Bateman was a Philadelphia comrade of Dickerson's, though he was originally from St. Louis (where Oliver Nelson was a high school classmate), and made this, his recording debut, at the age of 31. He would continue to record with Dickerson off and on over the years, and with Eric Dolphy, John Handy and others. He remained a Philadelphian, and was always involved with that city's jazz scene.
"What's New?" was originally written in 1938 as an instrumental by Bob Haggart for the Bob Crosby Orchestra, and entitled "I'm Free." When Johnny Burke added lyrics to it a year later for Bob's brother Bing, he created the persona of someone who is decidedly not free. Meeting an old girl friend, who has become quite free of him, he reveals in what he tries to make a casual conversation that his heart is still bound to her.

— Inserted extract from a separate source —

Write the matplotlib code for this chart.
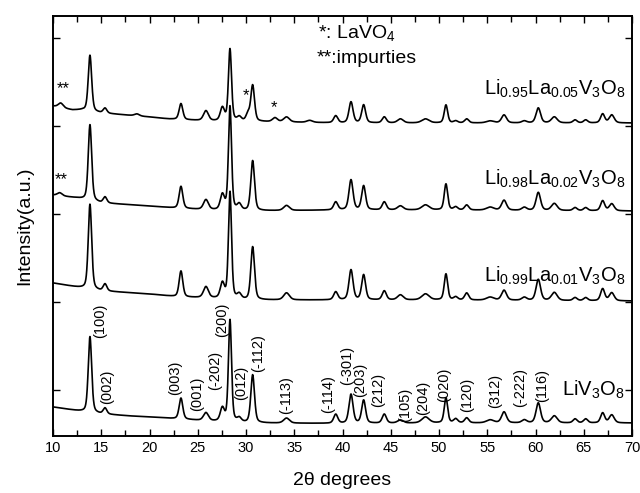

The Burke lyrics are understated and devastating, and it's impossible to hear the melody any other way. Dickerson, in his introspective mode, plays it accordingly.
"Good Earth" starts with Crowe, Dickerson and Eustis Guillemet Jr., and then becomes all Dickerson, with the vibist doing what he's best at, and strong assistance from Guillemet. "Why" starts with Guillemet, and again he's a powerful presence throughout.
Eustis Guillemet Jr. was from New Orleans, born and raised in the Tremé district, and he spent most of his life in the Crescent City, playing with Professor Longhair's group when he was young. He didn't record a lot, but he played with a lot of the great names, including Duke Ellington and Cab Calloway.
The albumends with two standards, both of them widely recorded ("You Go To My Head" especially popular) and both benefiting from being given the Dickerson treatment,
Esmond Edwards produced, and the album was released on New Jazz.